This short monograph contains the material expanded from two tutorials that the authors gave, one at APSIPA in October 2011 and the other at ICASSP in March 2012. Substantial updates have been made based on the literature up to March, 2013, covering practical aspects in the fast development of deep learning research during the interim year.
In Chapter 1, we provide the background of deep learning, as intrinsically connected to the use of multiple layers of nonlinear transformations to derive features from the sensory signals such as speech and visual images. In the most recent literature, deep learning is embodied as representation learning, which involves a hierarchy of features or concepts where higher-level concepts are defined from lower-level ones and where the same lower-level concepts help to define higher-level ones. In Chapter 2, a brief historical account of deep learning is presented. In particular, the historical development of speech recognition is used to illustrate the recent impact of deep learning. In Chapter 3, a three-way classification scheme for a large body of work in deep learning is developed. We classify a growing number of deep architectures into generative, discriminative, and hybrid categories, and present qualitative descriptions and a literature survey for each category. From Chapter 4 to Chapter 6, we discuss in detail three popular deep learning architectures and related learning methods, one in each category. Chapter 4 is devoted to deep autoencoders as a prominent example of the (non-probabilistic) generative deep learning architectures. Chapter 5 gives a major example in the hybrid deep architecture category, which is the discriminative feed-forward neural network with many layers using layer-by-layer generative pre-training. In Chapter 6, deep stacking networks and several of the variants are discussed in detail, which exemplify the discriminative deep architectures in the three-way classification scheme.
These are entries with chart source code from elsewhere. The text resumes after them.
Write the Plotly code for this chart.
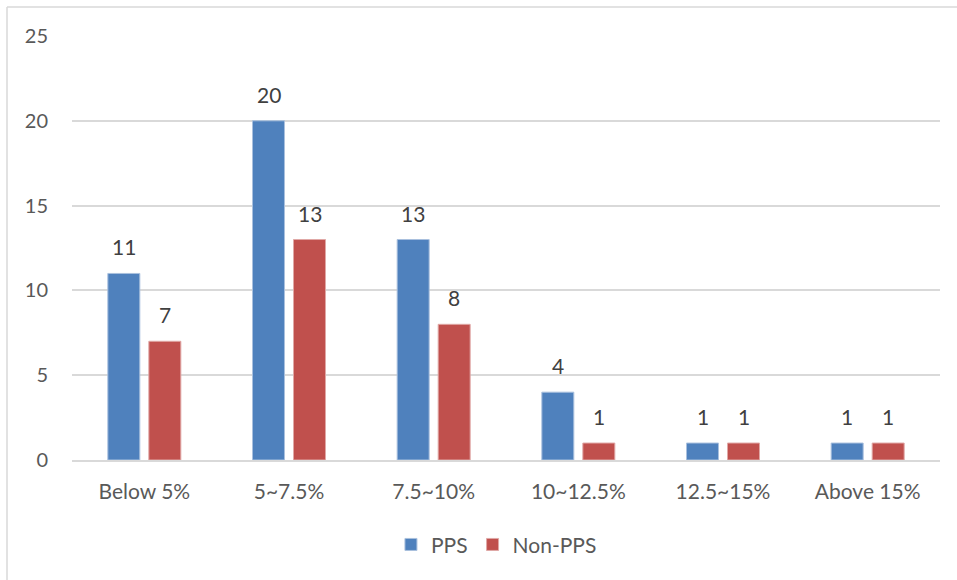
import plotly.graph_objects as go

categories = ["Below 5%", "5~7.5%", "7.5~10%", "10~12.5%", "12.5~15%", "Above 15%"]
pps = [11, 20, 13, 4, 1, 1]
non_pps = [7, 13, 8, 1, 1, 1]
y_ticks = [0, 5, 10, 15, 20, 25]

BLUE = "#4F81BD"
RED = "#C0504D"
TXT = "#595959"
FONT = "Lato, Open Sans, sans-serif"

fig = go.Figure()
fig.add_trace(go.Bar(x=categories, y=pps, name="PPS", marker=dict(color=BLUE, line=dict(color="#A9C0DE", width=1))))
fig.add_trace(go.Bar(x=categories, y=non_pps, name="Non-PPS", marker=dict(color=RED, line=dict(color="#E0A8A6", width=1))))

annotations = []
for series, shift in ((pps, -20.5), (non_pps, 20.5)):
    for c, v in zip(categories, series):
        annotations.append(dict(x=c, y=v, xref="x", yref="y", text=str(v), showarrow=False,
                                xshift=shift, yshift=12, yanchor="bottom",
                                font=dict(family=FONT, size=21, color="#404040")))

L, R, T, B = 72, 17, 36, 120
W, H = 957, 580
pw, ph = W - L - R, H - T - B
x0 = (7 - L) / pw
y1 = 1 + (T - 7) / ph
yb = -B / ph
x1 = (W - L) / pw
shapes = [
    dict(type="line", xref="paper", yref="paper", x0=x0, x1=x0, y0=yb, y1=y1, line=dict(color="#D9D9D9", width=1.5)),
    dict(type="line", xref="paper", yref="paper", x0=x0, x1=x1, y0=y1, y1=y1, line=dict(color="#D9D9D9", width=1.5)),
]

fig.update_layout(
    width=W, height=H,
    margin=dict(l=L, r=R, t=T, b=B, pad=0),
    paper_bgcolor="white", plot_bgcolor="white",
    barmode="group", bargap=0.433, bargroupgap=0.22,
    font=dict(family=FONT, size=20, color=TXT),
    showlegend=True,
    legend=dict(orientation="h", x=0.489, xanchor="center", y=-0.2, yanchor="middle",
                font=dict(family=FONT, size=21, color=TXT), itemwidth=30, traceorder="normal"),
    annotations=annotations,
    shapes=shapes,
)
fig.update_xaxes(showgrid=False, showline=True, linecolor="#D9D9D9", linewidth=1.5,
                 ticks="", ticklabelstandoff=12, tickfont=dict(family=FONT, size=21, color=TXT))
fig.update_yaxes(range=[0, 25], tickvals=y_ticks, showgrid=True, gridcolor="#D9D9D9", gridwidth=1.5,
                 zeroline=False, showline=False, ticks="", ticklabelstandoff=23,
                 tickfont=dict(family=FONT, size=20, color=TXT))

fig.write_html("out.html", config={"displayModeBar": False},
               post_script="document.body.style.margin='0';document.body.style.overflow='hidden';")
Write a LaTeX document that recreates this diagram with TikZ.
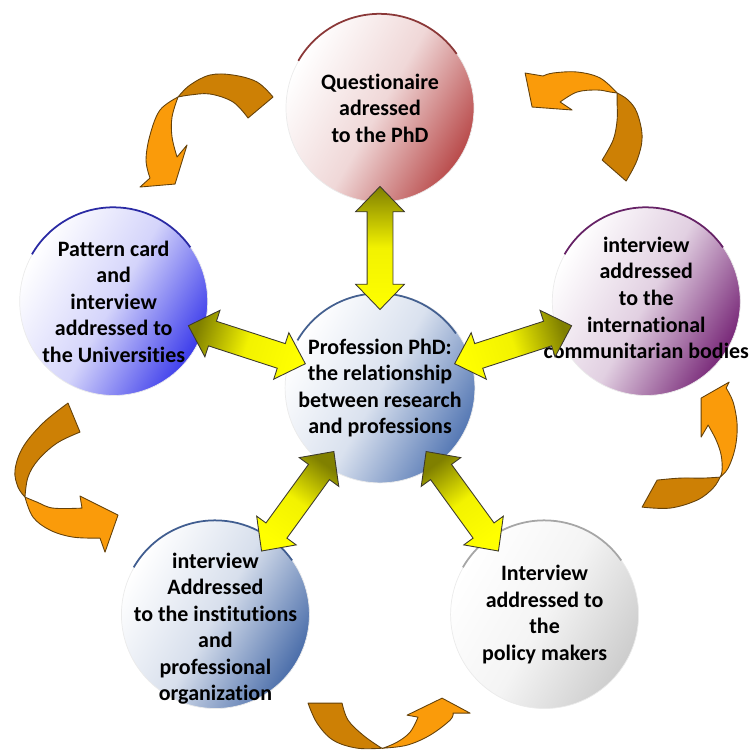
\documentclass[tikz,border=0pt]{standalone}
\usepackage{fontspec}
\newfontfamily\calfont{Carlito}[Ligatures=NoCommon]
\usetikzlibrary{calc,shapes.arrows}

\definecolor{qstc}{RGB}{185,75,75}
\definecolor{unic}{RGB}{60,60,235}
\definecolor{intlc}{RGB}{120,40,120}
\definecolor{hubc}{RGB}{85,120,180}
\definecolor{instc}{RGB}{75,110,170}
\definecolor{polc}{RGB}{205,205,205}
\definecolor{orglight}{RGB}{250,155,10}
\definecolor{orgdark}{RGB}{205,128,5}
\definecolor{orgline}{RGB}{100,65,10}

\begin{document}
\begin{tikzpicture}[
  topic/.style={circle,minimum size=3.76cm,inner sep=0pt,align=center,draw=black!8,
    font=\calfont\bfseries\fontsize{12.5}{15.1}\selectfont},
  tint/.style={top color=white,bottom color=#1,middle color=white!78!#1,shading angle=60},
  rim/.style={line width=1pt,draw=#1},
  link/.style={double arrow,draw=black!75!olive,line width=.5pt,inner xsep=0pt,inner ysep=.25cm,
    minimum height=2.46cm,minimum width=.96cm,double arrow head extend=.23cm,
    double arrow tip angle=88,
    top color=olive,bottom color=yellow,middle color=yellow!90!olive,shading angle=#1},
  ribbonback/.style={fill=orgdark,draw=orgline,line width=.5pt,line join=round},
  ribbonfront/.style={fill=orglight,draw=orgline,line width=.5pt,line join=round}
]
  \useasboundingbox (-7.6,-7.22) rectangle (7.44,7.76);

  % curved orange arrows, traced in pixel units
  \begin{scope}[x=.02cm,y=-.02cm,shift={(-7.6cm,7.76cm)}]
    % top left
    \filldraw[ribbonback] (248,118) -- (273,97)
      -- plot[smooth,tension=.6] coordinates {(273,97) (257,82) (233,75) (210,75) (190,85) (178,97)}
      -- plot[smooth,tension=.6] coordinates {(178,97) (190,95) (210,94) (233,102) (248,118)} -- cycle;
    \filldraw[ribbonfront] plot[smooth,tension=.6] coordinates {(178,97) (160,110) (150,135) (146,160) (150,178)}
      -- (140,187) -- (175,184) -- (187,145) -- (177,157)
      -- plot[smooth,tension=.6] coordinates {(177,157) (172,137) (172,117) (178,97)} -- cycle;
    % top right
    \filldraw[ribbonback] (602,160) -- (626,181)
      -- plot[smooth,tension=.6] coordinates {(626,181) (637,160) (642,137) (637,113) (628,100) (617,93)}
      -- plot[smooth,tension=.6] coordinates {(617,93) (617,103) (617,120) (613,140) (602,160)} -- cycle;
    \filldraw[ribbonfront] plot[smooth,tension=.6] coordinates {(617,93) (600,78) (577,72) (553,73) (543,76)}
      -- (525,73) -- (532,107) -- (572,110) -- (560,102)
      -- plot[smooth,tension=.6] coordinates {(560,102) (577,92) (597,90) (610,92) (617,93)} -- cycle;
    % right low
    \filldraw[ribbonback] (642,507) -- (657,480)
      -- plot[smooth,tension=.6] coordinates {(657,480) (680,478) (703,478) (720,477)}
      -- plot[smooth,tension=.6] coordinates {(720,477) (713,488) (697,500) (670,508) (642,507)} -- cycle;
    \filldraw[ribbonfront] plot[smooth,tension=.6] coordinates {(720,477) (728,468) (735,448) (737,425) (733,402) (726,388)}
      -- (729,382) -- (701,398) -- (701,437) -- (708,425)
      -- plot[smooth,tension=.6] coordinates {(708,425) (716,440) (721,455) (722,470) (720,477)} -- cycle;
    % left low
    \filldraw[ribbonback] (68,403) -- (80,432)
      -- plot[smooth,tension=.6] coordinates {(80,432) (57,443) (38,460) (28,477) (25,497)}
      -- plot[smooth,tension=.6] coordinates {(25,497) (18,487) (15,470) (23,447) (43,423) (68,403)} -- cycle;
    \filldraw[ribbonfront] plot[smooth,tension=.6] coordinates {(25,497) (33,517) (50,530) (73,537) (100,538)}
      -- (105,552) -- (118,515) -- (80,496) -- (82,508)
      -- plot[smooth,tension=.6] coordinates {(82,508) (53,508) (37,502) (25,497)} -- cycle;
    % bottom
    \filldraw[ribbonback] (308,703) -- (342,703)
      -- plot[smooth,tension=.6] coordinates {(342,703) (348,720) (363,735) (380,747) (383,748)}
      -- plot[smooth,tension=.6] coordinates {(383,748) (357,748) (333,740) (317,723) (308,703)} -- cycle;
    \filldraw[ribbonfront] plot[smooth,tension=.6] coordinates {(383,748) (407,745) (430,735) (450,720) (453,713)}
      -- (470,713) -- (442,698) -- (407,715) -- (418,717)
      -- plot[smooth,tension=.6] coordinates {(418,717) (410,732) (397,742) (383,748)} -- cycle;
  \end{scope}

  \node[topic,tint=hubc] (hub) at (0,0) {Profession PhD:\\the relationship\\between research\\and professions};
  \node[topic,tint=qstc] (qst) at (90:5.6) {Questionaire\\adressed\\to the PhD};
  \node[topic,tint=unic] (uni) at (162:5.6) {Pattern card\\and\\interview\\addressed to\\the Universities};
  \node[topic,tint=intlc] (intl) at (18:5.6) {\raisebox{-.08cm}[0pt][0pt]{\makebox[0pt]{\begin{tabular}{@{}c@{}}interview\\addressed\\to the\\international\\communitarian bodies\end{tabular}}}};
  \node[topic,tint=instc] (inst) at (234:5.6) {\raisebox{-.4cm}[0pt][0pt]{\begin{tabular}{@{}c@{}}interview\\Addressed\\to the institutions\\and\\professional\\organization\end{tabular}}};
  \node[topic,tint=polc] (pol) at (306:5.6) {Interview\\addressed to\\the\\policy makers};

  \foreach \n/\c in {hub/hubc!80!black,qst/qstc!75!black,uni/unic!70!black,
                     intl/intlc!85!black,inst/instc!85!black,pol/black!35}
    \draw[rim=\c] (\n.150) arc[start angle=150,end angle=35,radius=1.88cm];

  \node[link=0,rotate=90]    (aq) at ($(hub)!.5!(qst)$) {};
  \node[link=72,rotate=162]  (au) at ($(hub)!.5!(uni)$) {};
  \node[link=-72,rotate=18]  (ai) at ($(hub)!.5!(intl)$) {};
  \node[link=-36,rotate=234] (an) at ($(hub)!.5!(inst)$) {};
  \node[link=36,rotate=306]  (ap) at ($(hub)!.5!(pol)$) {};
\end{tikzpicture}
\end{document}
From Chapters 7-11, we select a set of typical and successful applications of deep learning in diverse areas of signal and information processing. In Chapter 7, we review the applications of deep learning to speech recognition and audio processing. In Chapters 8 and 9, we present recent results of applying deep learning in language modeling and natural language processing, respectively. In Chapters 10 and 11, we discuss, respectively, the applications of deep learning in information retrieval and image, vision, and multimodal processing. Finally, an epilogue is given in Chapter 12 to summarize what we presented in earlier chapters and to discuss future challenges and directions.